Read here: Talent and Compensation Committee Charter
The Talent and Compensation Committee is appointed by the Board of Directors to discharge the Board’s responsibilities relating to the compensation and development of the Corporation’s senior executives.[1] The Talent and Compensation Committee has overall responsibility for approving and evaluating the executive compensation plans, policies and programs of the Corporation. The Talent and Compensation Committee also is responsible for overseeing the Corporation’s human capital management strategies.
[1] For purposes of this Charter, “senior executives” are defined as the Corporation’s officers designated by the Board pursuant to Rule 16a-1(f) under the Exchange Act and any persons who are members of the Corporation’s Executive Committee.
The Talent and Compensation Committee shall consist of at least three members. Each member of the Talent and Compensation Committee shall (i) meet the independence requirements of the New York Stock Exchange, including the additional requirements specific to compensation committee membership; and (ii) satisfy the requirements to qualify as a “non-employee director” under Rule 16b-3 promulgated pursuant to the Exchange Act. The members of the Talent and Compensation Committee shall be appointed by the Board of Directors and may be replaced by the Board. Unless a Chair is elected by the full Board, the members of the Committee may designate a Chair by majority vote of the full Committee membership.
Each member should possess the qualifications necessary to carry out the responsibilities of the Committee, including possessing the analytical abilities, reputation, ethical standards, communication skills and experience.
The Talent and Compensation Committee may, in its sole discretion, retain or obtain the advice of a compensation consultant, independent legal counsel or other advisor and, in so doing, shall be directly responsible for the appointment, compensation and oversight of the advisor’s work. In engaging or requesting advice from any compensation consultant, legal counsel or other advisor (other than in-house legal counsel), the Talent and Compensation Committee shall consider all independence factors required to be considered by the listing standards of the New York Stock Exchange. The Company will provide appropriate funding, as determined by the Talent and Compensation Committee, for payment of reasonable compensation to any compensation consultant, legal counsel or other advisor retained by the Talent and Compensation Committee.
In addition, the Talent and Compensation Committee may request management to perform studies and furnish other information.
The Talent and Compensation Committee may delegate its authority to the Chair subject to such conditions as the Talent and Compensation Committee deems appropriate and in the best interests of the Corporation. In addition, the Talent and Compensation Committee may delegate administrative tasks to employees of the Corporation.
The Talent and Compensation Committee shall have the authority to make recommendations to the boards of directors of subsidiaries of the Corporation with respect to such of the above matters as the Committee deems appropriate.

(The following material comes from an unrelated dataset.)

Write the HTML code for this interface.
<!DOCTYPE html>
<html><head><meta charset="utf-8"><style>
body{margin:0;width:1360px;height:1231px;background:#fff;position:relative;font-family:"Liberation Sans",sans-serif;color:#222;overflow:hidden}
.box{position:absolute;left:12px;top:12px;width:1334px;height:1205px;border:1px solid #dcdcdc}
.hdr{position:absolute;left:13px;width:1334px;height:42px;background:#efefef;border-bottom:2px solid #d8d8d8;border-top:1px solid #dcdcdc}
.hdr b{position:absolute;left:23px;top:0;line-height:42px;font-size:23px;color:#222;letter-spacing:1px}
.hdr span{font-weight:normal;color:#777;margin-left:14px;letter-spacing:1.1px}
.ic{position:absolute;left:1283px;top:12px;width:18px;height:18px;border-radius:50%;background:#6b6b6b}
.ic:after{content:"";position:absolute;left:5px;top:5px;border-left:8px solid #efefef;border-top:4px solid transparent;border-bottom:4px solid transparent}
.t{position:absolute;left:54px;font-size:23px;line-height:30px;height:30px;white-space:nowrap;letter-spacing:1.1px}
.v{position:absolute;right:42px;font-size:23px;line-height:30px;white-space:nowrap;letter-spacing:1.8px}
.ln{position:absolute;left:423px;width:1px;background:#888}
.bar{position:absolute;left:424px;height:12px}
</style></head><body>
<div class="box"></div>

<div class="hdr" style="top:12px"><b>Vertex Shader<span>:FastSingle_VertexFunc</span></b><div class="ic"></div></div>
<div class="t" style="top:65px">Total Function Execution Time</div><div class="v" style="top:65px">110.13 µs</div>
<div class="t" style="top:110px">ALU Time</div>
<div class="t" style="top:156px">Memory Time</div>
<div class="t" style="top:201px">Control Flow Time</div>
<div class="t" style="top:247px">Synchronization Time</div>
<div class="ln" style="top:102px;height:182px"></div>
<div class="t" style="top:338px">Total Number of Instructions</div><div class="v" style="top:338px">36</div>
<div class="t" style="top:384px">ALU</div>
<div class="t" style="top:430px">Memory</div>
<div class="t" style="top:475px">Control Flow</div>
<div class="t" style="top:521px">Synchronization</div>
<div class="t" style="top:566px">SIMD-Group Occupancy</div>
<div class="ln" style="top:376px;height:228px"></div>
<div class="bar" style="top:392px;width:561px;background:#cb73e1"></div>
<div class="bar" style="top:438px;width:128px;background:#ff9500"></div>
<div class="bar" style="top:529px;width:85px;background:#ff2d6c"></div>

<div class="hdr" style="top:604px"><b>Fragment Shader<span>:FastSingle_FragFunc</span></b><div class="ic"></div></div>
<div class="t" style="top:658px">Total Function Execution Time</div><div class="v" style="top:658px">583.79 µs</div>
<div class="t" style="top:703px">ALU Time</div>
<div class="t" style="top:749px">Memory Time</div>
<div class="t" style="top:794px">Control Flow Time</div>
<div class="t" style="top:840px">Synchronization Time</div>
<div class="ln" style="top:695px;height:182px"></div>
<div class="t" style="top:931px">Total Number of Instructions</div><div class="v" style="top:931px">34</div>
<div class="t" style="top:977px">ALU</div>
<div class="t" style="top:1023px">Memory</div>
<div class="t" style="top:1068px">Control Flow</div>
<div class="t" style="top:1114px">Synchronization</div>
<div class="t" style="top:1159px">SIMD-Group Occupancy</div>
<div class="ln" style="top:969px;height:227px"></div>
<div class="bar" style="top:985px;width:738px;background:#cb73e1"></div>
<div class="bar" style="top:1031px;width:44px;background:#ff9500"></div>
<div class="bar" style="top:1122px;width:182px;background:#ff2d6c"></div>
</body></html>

Each year the Chair of the Talent and Compensation Committee shall establish a schedule of meetings. Additional meetings of the Talent and Compensation Committee may be called by the Chairman of the Board or by any member of the Committee upon notice given at least forty-eight hours prior to the meeting, or upon such shorter notice as shall be approved by the Committee. The Chair of the Committee shall be responsible for establishing the agendas for meetings of the Committee. A majority of the Committee members then serving on the Committee shall constitute a quorum. A majority of the members present shall decide any question brought before the Committee except to the extent otherwise required by the Corporation’s Articles of Incorporation. Minutes of all meetings of the Committee shall be prepared.